Ketika dinas tengah menggodok peraturan tentang fenomena baru ini. Bali Halus telah bersiap- sedia dulu dalam melengkapi usahanya. Termasuk serangkaian standar opersional khusus, termasuk juga menggandeng apoteker ataupun ahli farmasi.
Sejak SMP, Kadek sebenarnya sudah menjual ramuan karyanya. Waktu itu masih dikalangan sendiri yakni ke teman- teman dekat. Mereka percaya akan kemampuan Kadek mengolah ramuan. Pesanan seperti untuk paket pernikahan pernah dibuat oleh Kadek. Pokoknya dia sudah dikenal dulu dikalangan orang dekat.
Masuk SMA sampai kuliah cakupan produknya meluas. Termasuk cakupan konsumen ditanganinya. Hanya kalau bicara menjual ke khalayak ramai nanti, Kadek tidak berani tanpa sertifikat kualitas dulu dari BPOM. Jadi belum dia jual ke orang asing sebelum mendapat sertifikat layak konsumsi -aman dari kimia berbahaya.
Soal bahan baku didapatkan dari petani Bongkasa, Petang, Plaga dan Bedugul. Tidak hanya rempah saja ia butuhkan tetapi termasuk aneka buah- buahan. Adapula bahan inpor seperti lavender atau minyak olive yang ia tidak dapat di Indonesia.
Produk dijualnya mulai harga Rp.10 ribu sampai Rp.300 ribu. Kreasinya benar diolah dengan bahan alami. Ia memberi jaminan 99% bahan organik bukan kimiawi. Kenapa tidak seratus persen? Dengan bijak Kadek menyebut tidak mungkin kita terhindar kimiawi meski itu cuma kecelakaan atau unsur ketidak sengajaan.
Permintaan ekspor diakuinya mencapai 80 persen ekspor dan sisanya dijual di dalam negeri. Namun, kian percayanya masyarakat atas kualitas produk lokal, membawa angin segar bagi Bali Alus hingga mencapai nilai 70 persen lokal dan sisanya impor.
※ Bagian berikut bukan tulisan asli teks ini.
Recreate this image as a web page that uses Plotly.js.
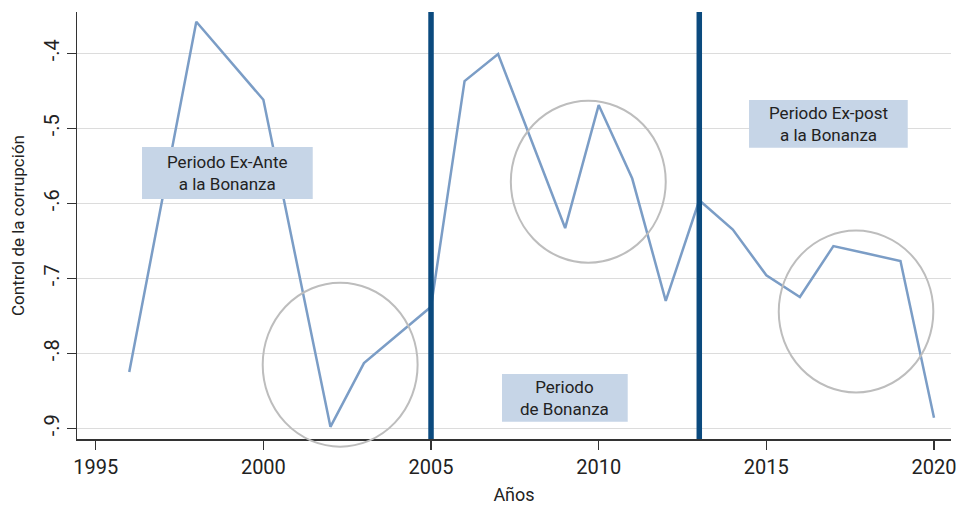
<!DOCTYPE html>
<html>
<head>
<meta charset="utf-8">
<script src="https://cdn.plot.ly/plotly-3.0.1.min.js"></script>
<style>
  html, body { margin: 0; padding: 0; background: #ffffff; }
  #chart { width: 957px; height: 505px; }
</style>
</head>
<body>
<div id="chart"></div>
<script>
// ---- data ----
const years = [1996, 1998, 2000, 2002, 2003, 2004, 2005, 2006, 2007, 2008, 2009,
               2010, 2011, 2012, 2013, 2014, 2015, 2016, 2017, 2018, 2019, 2020];
const controlCorrupcion = [-0.825, -0.358, -0.462, -0.898, -0.813, -0.776, -0.738,
                           -0.437, -0.401, -0.517, -0.633, -0.469, -0.567, -0.730,
                           -0.596, -0.635, -0.696, -0.725, -0.657, -0.667, -0.677, -0.886];
const periodBreaks = [2005, 2013];
const xTickVals = [1995, 2000, 2005, 2010, 2015, 2020];
const yTickVals = [-0.9, -0.8, -0.7, -0.6, -0.5, -0.4];
const yTickText = ['-.9', '-.8', '-.7', '-.6', '-.5', '-.4'];
const labelExAnte = ['Periodo Ex-Ante', 'a la Bonanza'];
const labelBonanza = ['Periodo', 'de Bonanza'];
const labelExPost = ['Periodo Ex-post', 'a la Bonanza'];
const xTitle = 'Años';
const yTitle = 'Control de la corrupción';

// ---- styling / layout ----
const FONT = 'Liberation Sans Narrow, Arial Narrow, Roboto, sans-serif';
const TEXT = '#222222';
const LINE = '#7b9dc6';
const VLINE = '#0b4a7e';
const BOX = '#c6d5e7';
const CIRC = '#bdbdbd';

const shapes = [];
const annotations = [];

// period separators
periodBreaks.forEach(function (yr) {
  shapes.push({type: 'line', xref: 'x', yref: 'paper', x0: yr, x1: yr, y0: 0, y1: 1,
               line: {color: VLINE, width: 5.5}, layer: 'above'});
});

// highlight circles
[[1999.98, 2004.60, -0.018, 0.366],
 [2007.38, 2012.00, 0.413, 0.792],
 [2015.37, 2019.98, 0.109, 0.488]].forEach(function (c) {
  shapes.push({type: 'circle', xref: 'x', yref: 'paper', x0: c[0], x1: c[1], y0: c[2], y1: c[3],
               line: {color: CIRC, width: 2}, fillcolor: 'rgba(0,0,0,0)', layer: 'above'});
});

// label boxes: [x0, x1, yTop, yBottom, lines]
[[1996.381, 2001.472, -0.5249, -0.5943, labelExAnte],
 [2007.117, 2010.866, -0.8276, -0.8912, labelBonanza],
 [2014.484, 2019.217, -0.4623, -0.5259, labelExPost]].forEach(function (b) {
  shapes.push({type: 'rect', xref: 'x', yref: 'y', x0: b[0], x1: b[1], y0: b[3], y1: b[2],
               line: {width: 0}, fillcolor: BOX, layer: 'above'});
  annotations.push({xref: 'x', yref: 'y', x: (b[0] + b[1]) / 2, y: (b[2] + b[3]) / 2,
                    text: b[4].join('<br>'), showarrow: false,
                    xanchor: 'center', yanchor: 'middle', align: 'center',
                    font: {family: FONT, size: 17, color: TEXT}});
});

const trace = {
  x: years, y: controlCorrupcion, type: 'scatter', mode: 'lines',
  line: {color: LINE, width: 2.5}, hoverinfo: 'skip', showlegend: false
};

const layout = {
  width: 957, height: 505,
  margin: {l: 77, r: 6, t: 12, b: 66, pad: 0},
  paper_bgcolor: '#ffffff', plot_bgcolor: '#ffffff',
  font: {family: FONT, color: TEXT},
  showlegend: false,
  xaxis: {
    range: [1994.442, 2020.507], tickvals: xTickVals, ticktext: xTickVals.map(String),
    showgrid: false, zeroline: false, showline: true, linecolor: '#333333', linewidth: 1.5,
    ticks: 'outside', ticklen: 9, tickwidth: 1.2, tickcolor: '#333333',
    ticklabeloverflow: 'allow',
    tickfont: {family: FONT, size: 20, color: TEXT},
    title: {text: xTitle, font: {family: FONT, size: 18, color: TEXT}, standoff: 14}
  },
  yaxis: {
    range: [-0.91427, -0.34493], tickvals: yTickVals, ticktext: yTickText, tickangle: -90,
    showgrid: true, gridcolor: '#dcdcdc', gridwidth: 1.2, zeroline: false,
    showline: true, linecolor: '#333333', linewidth: 1.5,
    ticks: 'outside', ticklen: 9, tickwidth: 1.2, tickcolor: '#333333',
    tickfont: {family: FONT, size: 20, color: TEXT},
    title: {text: yTitle, font: {family: FONT, size: 17, color: TEXT}, standoff: 10}
  },
  shapes: shapes,
  annotations: annotations
};

Plotly.newPlot('chart', [trace], layout, {staticPlot: true, displayModeBar: false});
</script>
</body>
</html>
Hasrat lain Kadek, selain bisnis, mencatatkan ramuannya sebagai warisan budaya, ialah ikut membangun sekolah spa. "Sekolah ini gratis, karena saya sudha mendapatkan sesuatu yang baik, sehingga saya juga ingin memberikan sesuatu yang baik pula kepada orang lain," ujarnya, yang telah terealisasikan di sepetak tanah.